> _Available data_:
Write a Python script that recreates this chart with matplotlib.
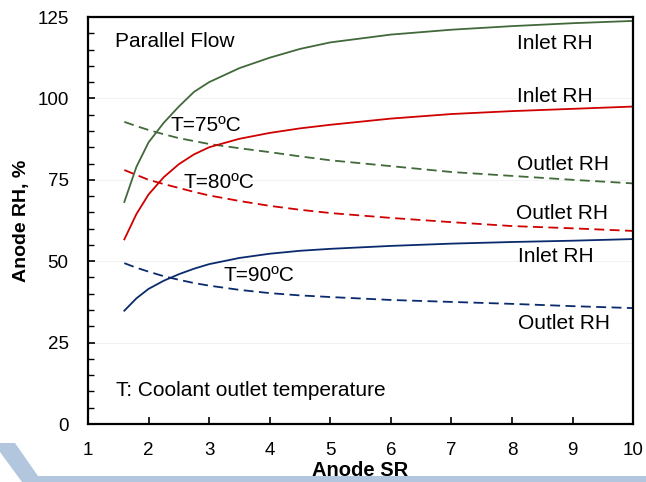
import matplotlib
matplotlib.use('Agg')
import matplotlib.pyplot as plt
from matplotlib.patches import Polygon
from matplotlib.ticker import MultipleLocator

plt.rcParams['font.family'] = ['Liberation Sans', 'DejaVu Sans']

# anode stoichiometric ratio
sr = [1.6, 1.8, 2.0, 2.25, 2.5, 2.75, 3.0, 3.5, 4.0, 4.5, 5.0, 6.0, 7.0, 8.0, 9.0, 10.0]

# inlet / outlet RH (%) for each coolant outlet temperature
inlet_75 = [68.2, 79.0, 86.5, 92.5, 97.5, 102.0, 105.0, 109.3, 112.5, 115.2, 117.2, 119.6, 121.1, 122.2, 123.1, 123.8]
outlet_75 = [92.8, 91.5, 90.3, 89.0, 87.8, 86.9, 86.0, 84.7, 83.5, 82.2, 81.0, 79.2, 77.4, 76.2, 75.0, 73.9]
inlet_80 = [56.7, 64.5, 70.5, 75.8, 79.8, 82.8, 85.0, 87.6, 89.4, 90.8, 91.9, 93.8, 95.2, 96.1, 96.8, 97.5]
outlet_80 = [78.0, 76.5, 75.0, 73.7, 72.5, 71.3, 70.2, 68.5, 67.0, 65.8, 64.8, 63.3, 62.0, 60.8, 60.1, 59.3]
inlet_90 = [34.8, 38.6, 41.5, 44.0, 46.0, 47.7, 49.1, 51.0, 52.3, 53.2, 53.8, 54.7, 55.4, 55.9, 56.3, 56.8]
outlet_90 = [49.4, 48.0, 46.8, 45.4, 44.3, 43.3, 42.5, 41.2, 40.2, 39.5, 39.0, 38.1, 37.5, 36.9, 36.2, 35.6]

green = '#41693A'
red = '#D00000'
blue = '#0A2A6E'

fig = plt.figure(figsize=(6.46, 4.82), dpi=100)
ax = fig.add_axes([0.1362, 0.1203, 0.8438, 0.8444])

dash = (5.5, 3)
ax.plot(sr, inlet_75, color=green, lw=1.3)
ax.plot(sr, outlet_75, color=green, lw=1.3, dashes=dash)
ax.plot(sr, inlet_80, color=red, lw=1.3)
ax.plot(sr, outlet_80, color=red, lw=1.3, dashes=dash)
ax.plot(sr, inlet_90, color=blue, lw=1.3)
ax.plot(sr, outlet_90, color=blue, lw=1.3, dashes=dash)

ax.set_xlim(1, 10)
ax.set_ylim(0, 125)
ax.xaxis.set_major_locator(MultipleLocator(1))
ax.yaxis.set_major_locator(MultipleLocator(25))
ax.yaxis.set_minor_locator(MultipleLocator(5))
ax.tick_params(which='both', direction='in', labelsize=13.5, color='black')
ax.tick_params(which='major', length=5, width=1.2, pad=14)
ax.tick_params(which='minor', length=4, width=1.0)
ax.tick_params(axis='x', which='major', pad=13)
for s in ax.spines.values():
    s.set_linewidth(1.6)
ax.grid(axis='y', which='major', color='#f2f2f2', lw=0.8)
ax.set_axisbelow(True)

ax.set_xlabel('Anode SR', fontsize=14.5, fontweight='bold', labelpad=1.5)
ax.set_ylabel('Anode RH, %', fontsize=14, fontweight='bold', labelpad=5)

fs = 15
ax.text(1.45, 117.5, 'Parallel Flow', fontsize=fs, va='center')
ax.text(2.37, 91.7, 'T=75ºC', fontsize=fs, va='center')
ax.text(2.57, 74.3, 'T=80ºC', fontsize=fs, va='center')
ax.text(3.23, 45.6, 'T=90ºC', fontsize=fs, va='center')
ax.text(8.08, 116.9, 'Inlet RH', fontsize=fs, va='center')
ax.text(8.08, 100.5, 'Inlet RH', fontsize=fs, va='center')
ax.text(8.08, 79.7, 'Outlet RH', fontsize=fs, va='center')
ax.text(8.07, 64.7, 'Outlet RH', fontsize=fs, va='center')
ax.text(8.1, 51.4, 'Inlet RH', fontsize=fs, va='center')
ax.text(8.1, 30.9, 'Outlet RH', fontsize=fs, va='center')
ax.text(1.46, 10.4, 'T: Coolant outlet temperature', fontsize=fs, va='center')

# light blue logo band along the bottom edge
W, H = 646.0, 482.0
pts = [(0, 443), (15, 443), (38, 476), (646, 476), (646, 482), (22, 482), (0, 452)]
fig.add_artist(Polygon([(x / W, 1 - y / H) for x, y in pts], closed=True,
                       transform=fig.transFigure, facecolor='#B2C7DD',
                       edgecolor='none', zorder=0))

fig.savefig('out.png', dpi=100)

> _Task to carry out_: Repeat the lines exactly as they stand, from the opening line of the data through the line with "blue = '#0A2A6E'". Pictures stay out of the copy.

> _Solution for this problem_:
Write a Python script that recreates this chart with matplotlib.
import matplotlib
matplotlib.use('Agg')
import matplotlib.pyplot as plt
from matplotlib.patches import Polygon
from matplotlib.ticker import MultipleLocator

plt.rcParams['font.family'] = ['Liberation Sans', 'DejaVu Sans']

# anode stoichiometric ratio
sr = [1.6, 1.8, 2.0, 2.25, 2.5, 2.75, 3.0, 3.5, 4.0, 4.5, 5.0, 6.0, 7.0, 8.0, 9.0, 10.0]

# inlet / outlet RH (%) for each coolant outlet temperature
inlet_75 = [68.2, 79.0, 86.5, 92.5, 97.5, 102.0, 105.0, 109.3, 112.5, 115.2, 117.2, 119.6, 121.1, 122.2, 123.1, 123.8]
outlet_75 = [92.8, 91.5, 90.3, 89.0, 87.8, 86.9, 86.0, 84.7, 83.5, 82.2, 81.0, 79.2, 77.4, 76.2, 75.0, 73.9]
inlet_80 = [56.7, 64.5, 70.5, 75.8, 79.8, 82.8, 85.0, 87.6, 89.4, 90.8, 91.9, 93.8, 95.2, 96.1, 96.8, 97.5]
outlet_80 = [78.0, 76.5, 75.0, 73.7, 72.5, 71.3, 70.2, 68.5, 67.0, 65.8, 64.8, 63.3, 62.0, 60.8, 60.1, 59.3]
inlet_90 = [34.8, 38.6, 41.5, 44.0, 46.0, 47.7, 49.1, 51.0, 52.3, 53.2, 53.8, 54.7, 55.4, 55.9, 56.3, 56.8]
outlet_90 = [49.4, 48.0, 46.8, 45.4, 44.3, 43.3, 42.5, 41.2, 40.2, 39.5, 39.0, 38.1, 37.5, 36.9, 36.2, 35.6]

green = '#41693A'
red = '#D00000'
blue = '#0A2A6E'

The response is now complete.